You need to be convincing the hiring manager they need to look for someone else. Now, don’t get me wrong, if you are looking for someone who is willing to make a lateral move and/or you can compete solely on dollars, than you are probably able to find a reasonable facsimile of this person. However, if you are like most companies, you need to compete on the basis of it being a career opportunity. Lou Adler really drives this point home in the numerous speaking engagements and training sessions he does. Lou drive home the point that you need to focus on the opportunity as a career move and focus on why someone would want to make this move to your company. Lou advocates that you don’t look for a set of skills and qualifications; you focus on what it is you need someone to be able to do in the position – i.e. what is the most important thing someone needs to be able to do in the role to be considered successful. Lou teaches his recruiting students to focus on what candidates need to be able to do…not what they need to have. Quite frankly, I couldn’t agree more!

This really hit home for me the other day when I had a conversation with a colleague in the industry about her recruiting challenges. She called me up wanting to chat about the difficulties she was having finding an Engineering Safety Manager to lead the safety function in her manufacturing environment. Due to the complexities of the role, it did require a professional engineering background and they wanted someone who has done this before in the same environment. The icing on the cake was that the plan was located in a very rural environment. They were having an extremely difficult time finding someone and the use of 3rd party search firms was not helpful either. She asked me if I thought that these types of candidates even existed.
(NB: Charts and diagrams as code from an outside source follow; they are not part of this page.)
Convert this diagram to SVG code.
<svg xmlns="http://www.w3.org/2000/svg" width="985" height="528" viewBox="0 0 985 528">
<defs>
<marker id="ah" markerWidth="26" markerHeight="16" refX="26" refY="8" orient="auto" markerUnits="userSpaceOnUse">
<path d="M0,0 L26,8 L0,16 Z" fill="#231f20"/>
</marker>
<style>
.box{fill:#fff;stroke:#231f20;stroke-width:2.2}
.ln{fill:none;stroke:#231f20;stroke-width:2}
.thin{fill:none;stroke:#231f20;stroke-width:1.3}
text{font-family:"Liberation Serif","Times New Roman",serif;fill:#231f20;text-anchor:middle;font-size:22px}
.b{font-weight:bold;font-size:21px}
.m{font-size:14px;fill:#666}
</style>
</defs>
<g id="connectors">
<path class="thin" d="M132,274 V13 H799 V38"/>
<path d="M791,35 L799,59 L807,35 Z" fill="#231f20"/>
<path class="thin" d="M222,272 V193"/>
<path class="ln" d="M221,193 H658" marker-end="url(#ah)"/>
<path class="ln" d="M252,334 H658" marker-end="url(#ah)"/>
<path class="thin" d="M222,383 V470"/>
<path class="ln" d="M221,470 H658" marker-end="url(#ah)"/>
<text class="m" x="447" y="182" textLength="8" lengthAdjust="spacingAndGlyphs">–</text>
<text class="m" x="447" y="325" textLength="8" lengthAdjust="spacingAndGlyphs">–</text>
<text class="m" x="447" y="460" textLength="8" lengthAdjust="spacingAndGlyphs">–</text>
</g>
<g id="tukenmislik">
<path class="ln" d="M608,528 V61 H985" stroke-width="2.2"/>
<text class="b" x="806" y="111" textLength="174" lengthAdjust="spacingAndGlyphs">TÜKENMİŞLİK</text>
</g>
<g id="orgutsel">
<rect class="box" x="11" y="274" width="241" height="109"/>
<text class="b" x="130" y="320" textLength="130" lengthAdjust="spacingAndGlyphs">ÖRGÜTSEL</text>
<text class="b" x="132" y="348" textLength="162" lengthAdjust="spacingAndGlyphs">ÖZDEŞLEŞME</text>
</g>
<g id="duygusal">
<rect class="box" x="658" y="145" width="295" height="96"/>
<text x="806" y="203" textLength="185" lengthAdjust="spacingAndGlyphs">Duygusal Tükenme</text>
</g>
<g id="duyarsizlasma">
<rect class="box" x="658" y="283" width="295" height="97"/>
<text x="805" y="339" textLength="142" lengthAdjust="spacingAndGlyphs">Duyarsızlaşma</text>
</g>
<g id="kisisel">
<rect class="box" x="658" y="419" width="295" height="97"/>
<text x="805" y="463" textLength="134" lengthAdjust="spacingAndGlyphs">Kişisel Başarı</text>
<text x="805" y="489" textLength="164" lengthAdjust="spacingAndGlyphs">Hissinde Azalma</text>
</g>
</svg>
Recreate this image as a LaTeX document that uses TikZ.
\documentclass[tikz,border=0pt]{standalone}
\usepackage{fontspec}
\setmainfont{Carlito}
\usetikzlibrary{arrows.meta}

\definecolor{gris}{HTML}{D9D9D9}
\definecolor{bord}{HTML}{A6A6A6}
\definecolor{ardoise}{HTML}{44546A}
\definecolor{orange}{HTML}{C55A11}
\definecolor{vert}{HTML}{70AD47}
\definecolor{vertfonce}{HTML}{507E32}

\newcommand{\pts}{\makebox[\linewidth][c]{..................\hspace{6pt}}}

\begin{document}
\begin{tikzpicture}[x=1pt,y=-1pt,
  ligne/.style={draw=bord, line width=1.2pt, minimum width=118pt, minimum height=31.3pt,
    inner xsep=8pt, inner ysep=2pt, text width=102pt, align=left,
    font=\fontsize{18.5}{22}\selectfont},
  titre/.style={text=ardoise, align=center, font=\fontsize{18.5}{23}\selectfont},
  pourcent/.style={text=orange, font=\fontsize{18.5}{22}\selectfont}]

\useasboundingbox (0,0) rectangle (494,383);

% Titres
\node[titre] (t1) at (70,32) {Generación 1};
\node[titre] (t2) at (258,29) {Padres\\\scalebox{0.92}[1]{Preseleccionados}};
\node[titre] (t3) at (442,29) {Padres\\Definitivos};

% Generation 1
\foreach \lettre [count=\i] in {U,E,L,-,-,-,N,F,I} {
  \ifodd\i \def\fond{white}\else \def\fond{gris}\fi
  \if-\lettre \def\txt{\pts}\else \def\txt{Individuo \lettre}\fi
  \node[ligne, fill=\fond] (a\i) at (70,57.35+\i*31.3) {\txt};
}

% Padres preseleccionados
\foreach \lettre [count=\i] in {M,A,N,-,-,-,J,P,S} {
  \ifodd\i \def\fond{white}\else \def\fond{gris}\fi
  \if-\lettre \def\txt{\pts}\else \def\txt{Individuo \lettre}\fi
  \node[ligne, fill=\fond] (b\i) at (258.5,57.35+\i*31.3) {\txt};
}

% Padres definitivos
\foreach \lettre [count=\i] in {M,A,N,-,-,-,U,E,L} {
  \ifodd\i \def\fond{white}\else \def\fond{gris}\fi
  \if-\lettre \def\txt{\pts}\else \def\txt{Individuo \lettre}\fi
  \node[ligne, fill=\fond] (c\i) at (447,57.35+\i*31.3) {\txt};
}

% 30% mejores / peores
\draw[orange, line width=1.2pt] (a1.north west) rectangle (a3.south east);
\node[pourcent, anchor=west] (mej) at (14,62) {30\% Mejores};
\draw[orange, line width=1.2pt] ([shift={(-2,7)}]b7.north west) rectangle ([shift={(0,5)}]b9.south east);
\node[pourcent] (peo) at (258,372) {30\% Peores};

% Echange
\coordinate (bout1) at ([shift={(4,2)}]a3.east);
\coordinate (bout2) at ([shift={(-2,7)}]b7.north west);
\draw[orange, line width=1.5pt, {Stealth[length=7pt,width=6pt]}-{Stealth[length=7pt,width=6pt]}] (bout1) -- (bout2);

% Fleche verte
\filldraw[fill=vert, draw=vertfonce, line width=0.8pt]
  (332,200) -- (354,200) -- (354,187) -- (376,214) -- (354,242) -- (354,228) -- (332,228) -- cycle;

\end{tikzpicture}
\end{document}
I asked her who was performing the role now and she indicated, in fact, they had someone who was in the role temporarily but didn’t want to continue to do it based on the location. She said they were working out quite well but can’t be convinced to stay in the rural location and wanted to be back in the home office (city based). I asked her if prior to this person going into this role, they had any experience leading a safety function in a large manufacturing environment. When she told me no, I knew that the Jedi mind trick could be used.

I spoke to her at length about leveraging this knowledge with the hiring manager and working with him to identify what makes the incumbent’s performance so good, and then start your search based on that. In other words, if you know that you can train on safety knowledge, than you are really looking for someone with the analytical ability to identify and diagnose mechanical issues at the plant that can cause safety impacting concerns. You need someone who has displayed vision and foresight in a previous capacity and is looking to make their next career move and are willing to go to a rural location to do it. Bottom line – anyone doing this role now is not going to make a lateral move to a new company at a rural location to do the same thing.
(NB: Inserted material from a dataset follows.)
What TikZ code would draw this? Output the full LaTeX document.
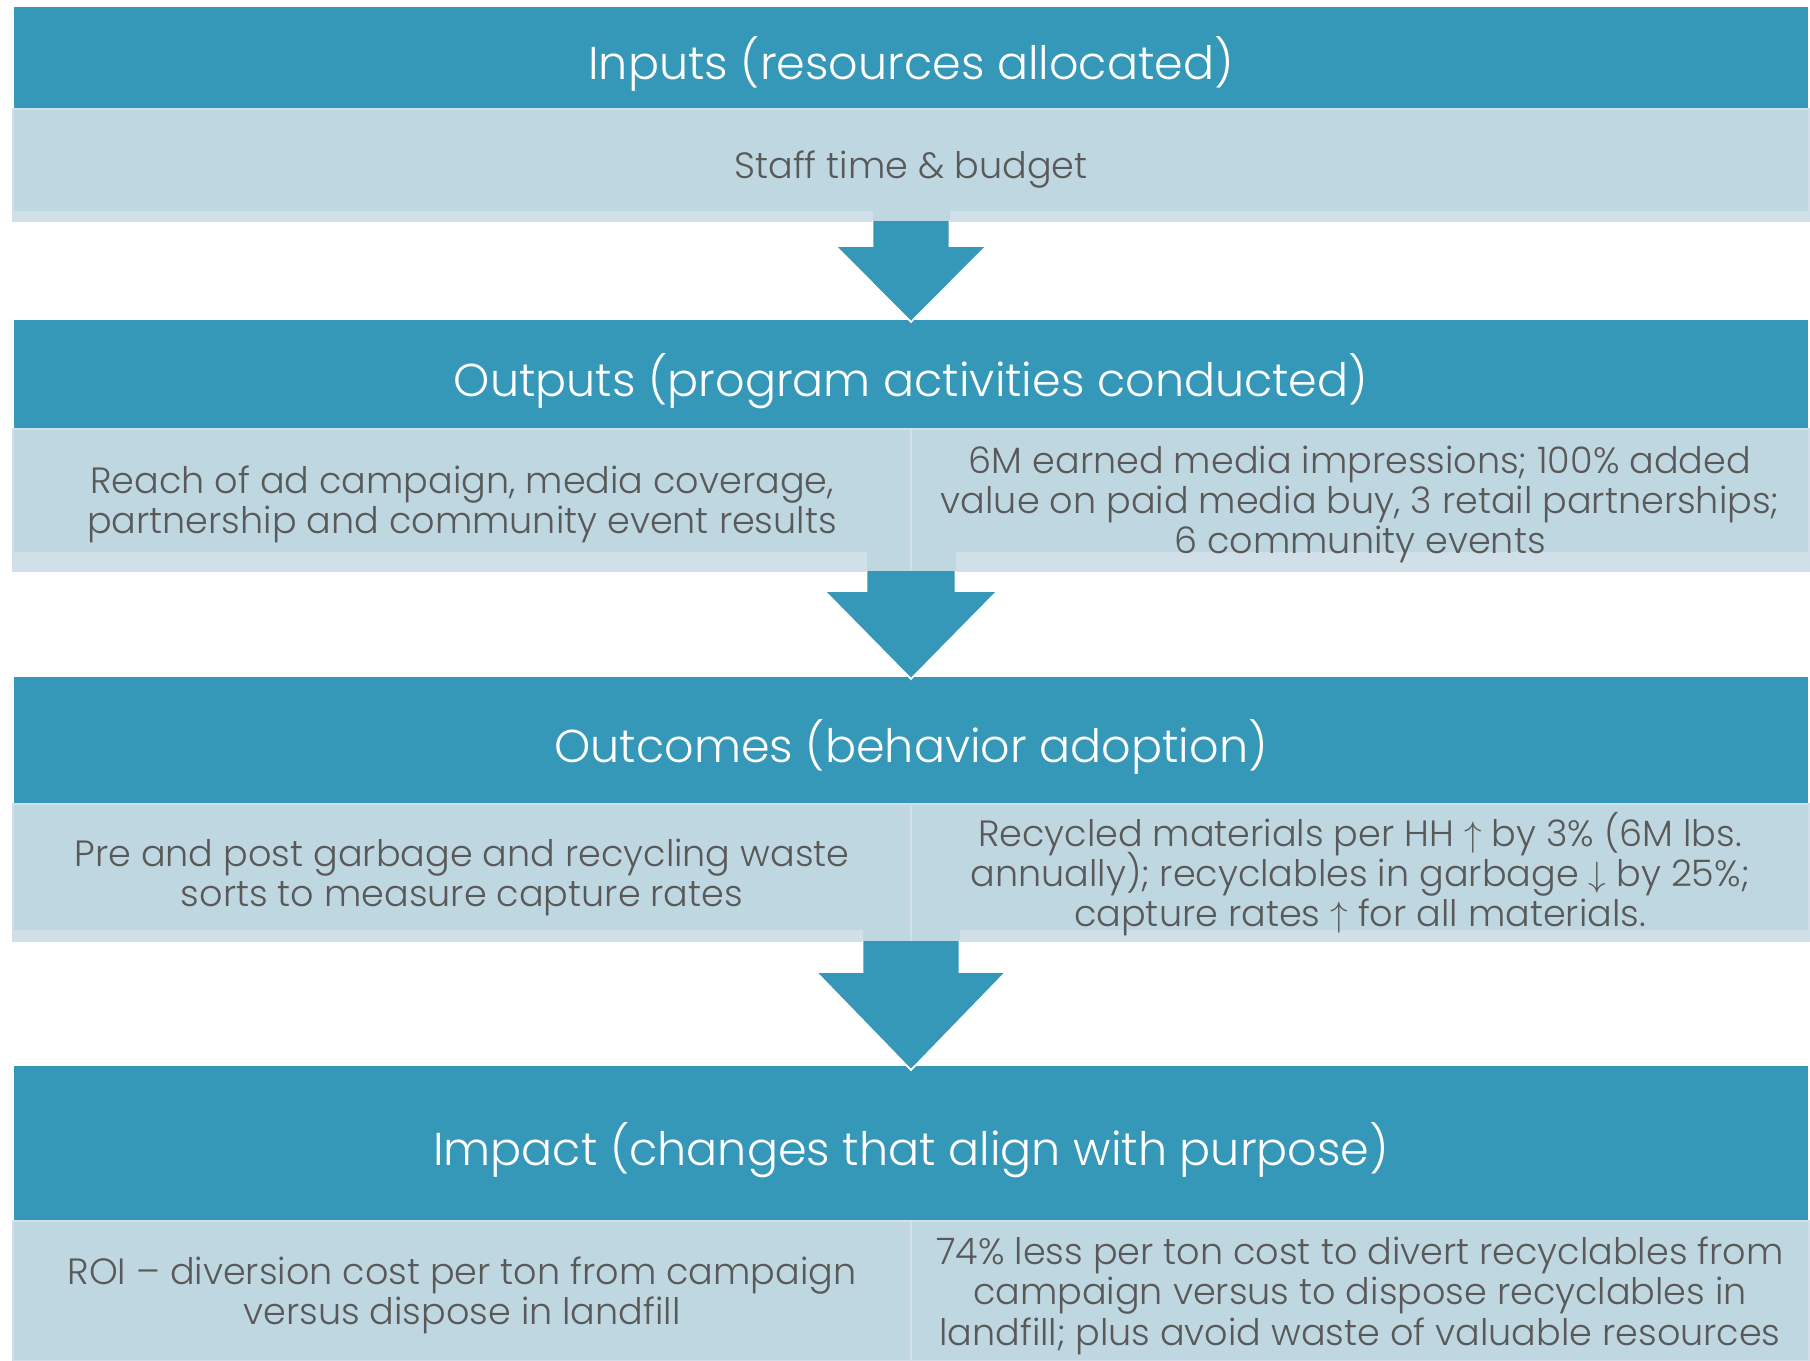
\documentclass[tikz,border=0pt]{standalone}
\usepackage{fontspec}
\setmainfont{Poppins Light}
\usepackage{tikz}
\usetikzlibrary{calc}
\definecolor{headteal}{RGB}{54,152,184}
\definecolor{boxblue}{RGB}{191,215,224}
\definecolor{stripblue}{RGB}{209,224,232}
\definecolor{textgray}{RGB}{89,89,89}
\newdimen\unitpx \unitpx=0.1mm
\newcommand{\up}{\smash{$\uparrow$}}
\newcommand{\down}{\smash{$\downarrow$}}
\newcommand{\bodyfont}{\fontsize{10.4}{11.45}\selectfont\setlength{\lineskiplimit}{-20pt}}
\tikzset{striph/.store in=\striph, striph=0pt}
\tikzstyle{headbox}=[anchor=north west, fill=headteal, text=white, inner sep=0pt, outer sep=0pt, text depth=0pt, minimum width=1794\unitpx, font=\fontsize{13.1}{15}\selectfont]
\tikzstyle{subbox}=[anchor=north west, fill=boxblue, draw=stripblue, line width=0.4pt, text=textgray, inner sep=0pt, outer sep=0pt, text depth=0pt, align=center, font=\bodyfont,
  path picture={\fill[stripblue] (path picture bounding box.south west) rectangle ([yshift=\striph]path picture bounding box.south east);}]
\tikzstyle{halfbox}=[subbox, minimum width=898\unitpx]
\tikzstyle{flowarrow}=[fill=headteal, draw=white, line width=0.5pt]

\begin{document}
\begin{tikzpicture}[x=0.1mm, y=-0.1mm]
    \path[use as bounding box, fill=white] (0,0) rectangle (1810,1361);
    % First we draw the four header bars
    \node[headbox, minimum height=102\unitpx] (head1) at (14,7) {Inputs (resources allocated)};
    \node[headbox, minimum height=109\unitpx] (head2) at (14,320) {Outputs (program activities conducted)};
    \node[headbox, minimum height=127\unitpx] (head3) at (14,677) {Outcomes (behavior adoption)};
    \node[headbox, minimum height=155\unitpx] (head4) at (14,1066) {Impact (changes that align with purpose)};

    % boxes under each header
    \node[subbox, minimum width=1796\unitpx, minimum height=112\unitpx, striph=1mm] (in1) at (13,109) {Staff time \& budget};

    \node[halfbox, minimum height=142\unitpx, striph=1.9mm] (out1) at (13,429) {Reach of ad campaign, media coverage,\\ partnership and community event results};
    \node[halfbox, minimum height=142\unitpx, striph=1.9mm] (out2) at (911,429) {6M earned media impressions; 100\% added\\ value on paid media buy, 3 retail partnerships;\\ 6 community events};

    \node[halfbox, minimum height=137\unitpx, striph=1.1mm] (oc1) at (13,804) {Pre and post garbage and recycling waste\\ sorts to measure capture rates};
    \node[halfbox, minimum height=137\unitpx, striph=1.1mm] (oc2) at (911,804) {Recycled materials per HH \up\ by 3\% \smash{(}6M lbs.\\ annually); recyclables in garbage \down\ by 25\%;\\ capture rates \up\ for all materials.};

    \node[halfbox, minimum height=140\unitpx] (im1) at (13,1221) {ROI – diversion cost per ton from campaign\\ versus dispose in landfill};
    \node[halfbox, minimum height=140\unitpx] (im2) at (911,1221) {74\% less per ton cost to divert recyclables from\\ campaign versus to dispose recyclables in\\ landfill; plus avoid waste of valuable resources};

    % Connect the stages with block arrows
    \foreach \from/\to/\sh/\sw/\hw/\hy/\tp in {in1/head2/10/38.5/75.5/25/2, out1/head3/19/44.5/86.5/20/2, oc1/head4/11/48.5/95/31/4}{
        \coordinate (top) at (\from.south -| \to.north);
        \fill[boxblue] ($(top)+(-\sw,-\sh)$) rectangle ($(top)+(\sw,0)$);
        \filldraw[flowarrow] ($(top)+(-\sw,0)$) -- ($(top)+(-\sw,\hy)$) -- ($(top)+(-\hw,\hy)$) -- ($(\to.north)+(0,\tp)$) -- ($(top)+(\hw,\hy)$) -- ($(top)+(\sw,\hy)$) -- ($(top)+(\sw,0)$);
    }
    \foreach \half in {out1, oc1, im1}
        \draw[stripblue, line width=0.6pt] (\half.north east) -- (\half.south east);
\end{tikzpicture}
\end{document}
This is the classic case of where the recruiting Jedi mind trick can work – you need to convince the hiring manager that the person that is currently an Engineering Safety Manager with the full set of skills and qualifications desired is, in fact, NOT the candidate they are looking for. What they really are looking for, is someone with transferable skills that can show you that what they have done in a previous/current role correlates to what you are looking for in your open position.

What about you? Do you think the recruiting Jedi mind trick can work for you? As always, I welcome your thoughts and feedback.